The Food and Drug Administration recently issued a safety announcement to discuss the potentially serious side effects associated with certain antibacterial drugs. Fluoroquinolone is believed to have side effects which are severe enough that they should be avoided by patients who have other treatment options.
Fluoroquinolones are bacterial agents that work a broad range of pathogens. Tissue penetration, especially against intracellular compartments and respiratory secretions, makes it a desirable solution to many infections. The list of currently approved drugs in this class include:
• Avelox – active ingredient moxifloxacin
• Cipro – active ingredient ciprofloxacin
• Extended Release Cipro – active ingredient ciprofloxacin extended-release
• Factive – active ingredient gemifloxacin
• Levaquin – active ingredient levofloxacin
• Moxifloxacin Injection – Active ingredient moxifloxacin
• Ofloxacin – Active ingredient ofloxacin
Conditions most commonly treated by this class of drugs include urinary tract infections, bacterial bronchitis, sinusitis, pneumonia, bone and joint infections, skin and soft tissue infections, intraabdominal and septicemia infections, bacterial gastroenteritis, gynecological and urethral infections, typhoid fever, and pelvic inflammatory disease.
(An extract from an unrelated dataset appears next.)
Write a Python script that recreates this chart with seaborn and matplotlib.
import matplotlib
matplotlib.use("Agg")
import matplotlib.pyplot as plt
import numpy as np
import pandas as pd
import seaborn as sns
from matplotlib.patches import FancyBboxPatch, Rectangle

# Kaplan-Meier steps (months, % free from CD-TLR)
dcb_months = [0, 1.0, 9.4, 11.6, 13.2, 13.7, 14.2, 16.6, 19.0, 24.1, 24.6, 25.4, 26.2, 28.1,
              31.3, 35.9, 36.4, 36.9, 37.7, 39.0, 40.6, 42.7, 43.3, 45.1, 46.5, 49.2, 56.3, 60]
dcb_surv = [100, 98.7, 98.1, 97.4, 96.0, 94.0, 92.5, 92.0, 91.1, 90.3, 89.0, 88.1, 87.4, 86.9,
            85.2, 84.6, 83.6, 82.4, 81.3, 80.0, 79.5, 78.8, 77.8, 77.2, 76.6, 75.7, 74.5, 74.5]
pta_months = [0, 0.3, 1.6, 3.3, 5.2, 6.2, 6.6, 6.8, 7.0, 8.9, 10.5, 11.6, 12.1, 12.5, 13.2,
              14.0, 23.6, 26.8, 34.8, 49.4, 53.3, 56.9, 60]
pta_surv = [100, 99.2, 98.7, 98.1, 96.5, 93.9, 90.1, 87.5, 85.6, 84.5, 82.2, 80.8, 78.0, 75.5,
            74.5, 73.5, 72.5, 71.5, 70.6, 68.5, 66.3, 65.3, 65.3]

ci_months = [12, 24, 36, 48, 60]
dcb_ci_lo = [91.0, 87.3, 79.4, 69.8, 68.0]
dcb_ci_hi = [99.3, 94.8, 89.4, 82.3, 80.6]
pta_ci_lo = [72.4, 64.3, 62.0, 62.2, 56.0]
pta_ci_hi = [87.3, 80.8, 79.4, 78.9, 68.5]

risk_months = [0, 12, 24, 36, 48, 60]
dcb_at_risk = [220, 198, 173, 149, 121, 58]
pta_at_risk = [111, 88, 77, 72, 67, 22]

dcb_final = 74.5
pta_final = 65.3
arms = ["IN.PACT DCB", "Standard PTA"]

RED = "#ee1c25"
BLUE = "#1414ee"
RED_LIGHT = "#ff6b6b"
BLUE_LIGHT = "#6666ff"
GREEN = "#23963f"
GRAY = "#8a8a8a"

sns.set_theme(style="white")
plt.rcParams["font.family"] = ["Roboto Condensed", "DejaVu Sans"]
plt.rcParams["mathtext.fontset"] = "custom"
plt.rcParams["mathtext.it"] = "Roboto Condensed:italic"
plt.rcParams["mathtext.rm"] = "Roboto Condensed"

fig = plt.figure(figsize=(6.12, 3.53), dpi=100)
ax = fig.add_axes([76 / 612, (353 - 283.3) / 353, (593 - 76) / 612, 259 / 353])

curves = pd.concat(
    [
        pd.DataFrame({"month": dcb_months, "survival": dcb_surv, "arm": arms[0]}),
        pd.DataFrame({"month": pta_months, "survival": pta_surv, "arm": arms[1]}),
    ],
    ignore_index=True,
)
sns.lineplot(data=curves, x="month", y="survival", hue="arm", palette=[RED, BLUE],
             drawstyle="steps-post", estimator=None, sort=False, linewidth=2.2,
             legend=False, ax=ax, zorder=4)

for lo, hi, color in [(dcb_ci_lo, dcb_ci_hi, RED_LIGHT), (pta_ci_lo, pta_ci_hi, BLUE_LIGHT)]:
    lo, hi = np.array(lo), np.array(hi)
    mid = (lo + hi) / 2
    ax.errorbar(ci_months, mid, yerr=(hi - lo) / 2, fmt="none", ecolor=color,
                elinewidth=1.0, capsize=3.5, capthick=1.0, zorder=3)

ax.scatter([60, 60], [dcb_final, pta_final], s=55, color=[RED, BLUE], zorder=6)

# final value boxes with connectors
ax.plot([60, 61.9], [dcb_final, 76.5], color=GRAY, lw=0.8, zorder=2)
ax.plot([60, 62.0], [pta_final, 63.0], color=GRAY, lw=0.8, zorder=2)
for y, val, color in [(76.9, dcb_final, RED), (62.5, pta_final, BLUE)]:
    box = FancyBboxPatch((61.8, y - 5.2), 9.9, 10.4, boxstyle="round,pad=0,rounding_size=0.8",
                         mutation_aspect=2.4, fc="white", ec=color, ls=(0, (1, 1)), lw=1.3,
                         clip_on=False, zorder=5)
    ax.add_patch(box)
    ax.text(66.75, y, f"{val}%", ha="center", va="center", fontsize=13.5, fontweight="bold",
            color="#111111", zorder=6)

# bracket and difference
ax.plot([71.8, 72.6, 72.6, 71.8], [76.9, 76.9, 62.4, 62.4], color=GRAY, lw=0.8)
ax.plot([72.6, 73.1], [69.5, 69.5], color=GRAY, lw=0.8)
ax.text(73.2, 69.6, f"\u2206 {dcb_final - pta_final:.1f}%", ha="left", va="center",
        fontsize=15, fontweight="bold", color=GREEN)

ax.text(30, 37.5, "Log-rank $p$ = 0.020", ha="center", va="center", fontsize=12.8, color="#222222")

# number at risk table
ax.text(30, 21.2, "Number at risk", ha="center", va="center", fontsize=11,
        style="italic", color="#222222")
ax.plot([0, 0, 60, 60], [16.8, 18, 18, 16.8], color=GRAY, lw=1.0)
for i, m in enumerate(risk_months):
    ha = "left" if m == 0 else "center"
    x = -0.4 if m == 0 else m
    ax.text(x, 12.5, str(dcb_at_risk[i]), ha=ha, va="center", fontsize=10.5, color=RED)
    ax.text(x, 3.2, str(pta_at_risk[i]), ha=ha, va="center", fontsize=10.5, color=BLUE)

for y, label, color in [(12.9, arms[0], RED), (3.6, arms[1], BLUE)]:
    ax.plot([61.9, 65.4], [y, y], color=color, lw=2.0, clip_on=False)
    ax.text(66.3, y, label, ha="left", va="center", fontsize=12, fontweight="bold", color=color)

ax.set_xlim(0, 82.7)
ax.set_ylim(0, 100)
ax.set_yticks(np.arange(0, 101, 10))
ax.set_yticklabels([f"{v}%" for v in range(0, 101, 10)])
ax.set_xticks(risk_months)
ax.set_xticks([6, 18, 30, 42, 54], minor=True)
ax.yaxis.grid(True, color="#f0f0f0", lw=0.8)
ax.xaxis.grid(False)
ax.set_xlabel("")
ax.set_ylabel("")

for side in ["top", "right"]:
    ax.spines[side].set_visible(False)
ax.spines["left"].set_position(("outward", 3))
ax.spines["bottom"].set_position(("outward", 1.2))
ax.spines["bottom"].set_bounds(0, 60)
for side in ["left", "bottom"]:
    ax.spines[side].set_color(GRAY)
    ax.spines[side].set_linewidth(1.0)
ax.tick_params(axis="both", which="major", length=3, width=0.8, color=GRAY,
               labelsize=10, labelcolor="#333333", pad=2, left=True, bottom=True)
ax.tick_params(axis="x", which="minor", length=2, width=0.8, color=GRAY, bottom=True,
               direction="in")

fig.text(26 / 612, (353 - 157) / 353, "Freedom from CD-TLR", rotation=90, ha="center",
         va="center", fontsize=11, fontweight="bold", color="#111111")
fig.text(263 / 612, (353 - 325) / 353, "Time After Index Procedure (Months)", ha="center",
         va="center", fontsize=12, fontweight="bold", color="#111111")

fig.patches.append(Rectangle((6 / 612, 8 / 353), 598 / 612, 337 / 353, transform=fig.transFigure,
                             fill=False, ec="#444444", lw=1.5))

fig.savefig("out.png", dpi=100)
The side effects of these drugs have been under question for several years. In 2008, the FDA required providers notify patients of the increased possibility of developing tendon ruptures and tendinitis. There was found to be an increased risk for patients over the age of 60, and doctors were advised to tell patients to stop using the medications if there was any tendon swelling, inflammation, or pain. In 2013, the FDA required the labels for this class of drugs to include warnings for the potential nerve damage which could occur permanently soon after taking the medications. The latest labeling recommendations will include side effects that can affect the muscles, tendons, nerves, central nervous system, and joints. All of these symptoms are categorized under the term peripheral neuropathy and can include numbness, discomfort, weakness, tingling, burning, and pain in the affected areas.
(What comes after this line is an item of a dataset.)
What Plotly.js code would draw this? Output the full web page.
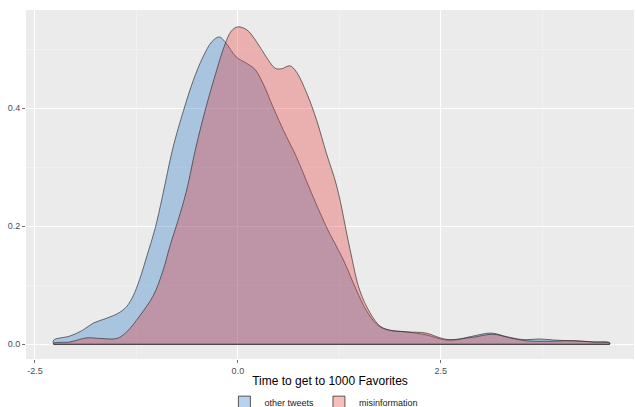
<!DOCTYPE html>
<html>
<head>
<meta charset="utf-8">
<script src="https://cdn.plot.ly/plotly-3.0.1.min.js"></script>
<style>html,body{margin:0;padding:0;background:#fff;}#chart{width:636px;height:407px;}</style>
</head>
<body>
<div id="chart"></div>
<script>
// Density estimates (log10 scale time)
const otherX = [-2.27, -2.07, -1.91, -1.78, -1.62, -1.47, -1.37, -1.29, -1.21, -1.12, -1.02, -0.93, -0.80, -0.67, -0.55, -0.43, -0.32, -0.23, -0.16, -0.02, 0.11, 0.21, 0.31, 0.43, 0.56, 0.72, 0.89, 1.09, 1.30, 1.46, 1.58, 1.71, 1.83, 2.08, 2.32, 2.53, 2.65, 2.90, 3.12, 3.31, 3.51, 3.72, 3.92, 4.13, 4.38, 4.58];
const otherY = [0.007, 0.014, 0.024, 0.036, 0.044, 0.053, 0.064, 0.082, 0.110, 0.150, 0.196, 0.250, 0.333, 0.396, 0.447, 0.487, 0.513, 0.521, 0.513, 0.487, 0.476, 0.466, 0.442, 0.403, 0.363, 0.318, 0.262, 0.199, 0.143, 0.092, 0.058, 0.034, 0.025, 0.021, 0.016, 0.008, 0.007, 0.014, 0.019, 0.013, 0.008, 0.009, 0.007, 0.006, 0.004, 0.003];

const misX = [-2.27, -2.07, -1.86, -1.70, -1.49, -1.37, -1.21, -1.04, -0.92, -0.84, -0.71, -0.63, -0.51, -0.39, -0.26, -0.16, -0.08, 0.00, 0.11, 0.23, 0.35, 0.46, 0.54, 0.64, 0.72, 0.85, 0.97, 1.09, 1.22, 1.38, 1.50, 1.63, 1.75, 1.87, 2.08, 2.32, 2.49, 2.61, 2.90, 3.14, 3.35, 3.55, 3.80, 4.13, 4.38, 4.58];
const misY = [0.002, 0.004, 0.011, 0.010, 0.010, 0.021, 0.048, 0.083, 0.126, 0.165, 0.222, 0.262, 0.338, 0.403, 0.465, 0.508, 0.531, 0.538, 0.533, 0.513, 0.487, 0.468, 0.467, 0.472, 0.462, 0.425, 0.380, 0.324, 0.267, 0.162, 0.092, 0.053, 0.031, 0.024, 0.021, 0.019, 0.011, 0.008, 0.012, 0.017, 0.011, 0.006, 0.005, 0.006, 0.004, 0.002];

const seriesNames = ["other tweets", "misinformation"];
const xTickVals = [-2.5, 0, 2.5];
const xTickText = ["-2.5", "0.0", "2.5"];
const yTickVals = [0, 0.2, 0.4];
const yTickText = ["0.0", "0.2", "0.4"];

const fills = ["rgba(32,117,201,0.33)", "rgba(235,55,55,0.33)"];
const outline = "#333333";

function areaTrace(xs, ys, name, fill, group) {
  const n = xs.length;
  return {type: "scatter", mode: "lines",
    x: [xs[0]].concat(xs, [xs[n - 1]]), y: [0].concat(ys, [0]),
    fill: "tozeroy", fillcolor: fill,
    line: {color: outline, width: 0.7, shape: "spline", smoothing: 1},
    name: name, legendgroup: group, showlegend: false, hoverinfo: "skip"};
}
function baseTrace(xs, group) {
  return {type: "scatter", mode: "lines", x: [xs[0], xs[xs.length - 1]], y: [0, 0],
    line: {color: outline, width: 0.8}, legendgroup: group, showlegend: false, hoverinfo: "skip"};
}

const traces = [
  areaTrace(otherX, otherY, seriesNames[0], fills[0], "o"),
  baseTrace(otherX, "o"),
  areaTrace(misX, misY, seriesNames[1], fills[1], "m"),
  baseTrace(misX, "m"),
  {type: "bar", x: [null], y: [null], name: seriesNames[0], legendgroup: "o",
   marker: {color: fills[0], line: {color: outline, width: 0.8}}, showlegend: true},
  {type: "bar", x: [null], y: [null], name: seriesNames[1], legendgroup: "m",
   marker: {color: fills[1], line: {color: outline, width: 0.8}}, showlegend: true}
];

const tickFont = {family: "Liberation Sans, Arial, sans-serif", size: 9, color: "#4d4d4d"};

const layout = {
  width: 636, height: 407,
  margin: {l: 26, r: 2, t: 10, b: 48},
  paper_bgcolor: "#ffffff",
  plot_bgcolor: "#ebebeb",
  showlegend: true,
  legend: {orientation: "h", x: 0.49, xanchor: "center", yref: "container", y: 0.012, yanchor: "middle",
           font: {family: "Liberation Sans, Arial, sans-serif", size: 9, color: "#1a1a1a"},
           itemwidth: 30, bgcolor: "rgba(0,0,0,0)"},
  xaxis: {
    range: [-2.61, 4.88], tickmode: "array", tickvals: xTickVals, ticktext: xTickText,
    showgrid: true, gridcolor: "#ffffff", gridwidth: 1, zeroline: false, showline: false,
    ticks: "outside", ticklen: 3, tickcolor: "#333333", tickwidth: 0.7, tickfont: tickFont,
    minor: {dtick: 1.25, tick0: 0, showgrid: true, gridcolor: "#f5f5f5", gridwidth: 0.6, ticks: ""},
    title: {text: "Time to get to 1000 Favorites", font: {family: "Liberation Sans, Arial, sans-serif", size: 12, color: "#000000"}, standoff: 4},
    fixedrange: true
  },
  yaxis: {
    range: [-0.0249, 0.5666], tickmode: "array", tickvals: yTickVals, ticktext: yTickText,
    showgrid: true, gridcolor: "#ffffff", gridwidth: 1, zeroline: false, showline: false,
    ticks: "outside", ticklen: 3, tickcolor: "#333333", tickwidth: 0.7, tickfont: tickFont,
    minor: {dtick: 0.1, tick0: 0, showgrid: true, gridcolor: "#f5f5f5", gridwidth: 0.6, ticks: ""},
    fixedrange: true
  }
};

Plotly.newPlot("chart", traces, layout, {displayModeBar: false, staticPlot: true});
</script>
</body>
</html>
Patients are encouraged to report any side effects immediately to their physician and to cease taking the medication if side effects occur. They are also urged to report their experience to the MedWatch program. It is important for patients to understand that, for some conditions, this class of drugs will be the best possible option. For most infections, however, other drugs have a lower associated risk of potentially serious and permanent side effects.
Physicians have been directed to limit prescribing fluoroquinolone treatments to patients who have other treatment options available, and to immediately find an alternative treatment for patients exhibiting any side effects. Pharmacists should be sure to discuss the new warnings and potential side effects with patients when dispensing the drugs, even if the patient has had the medication before.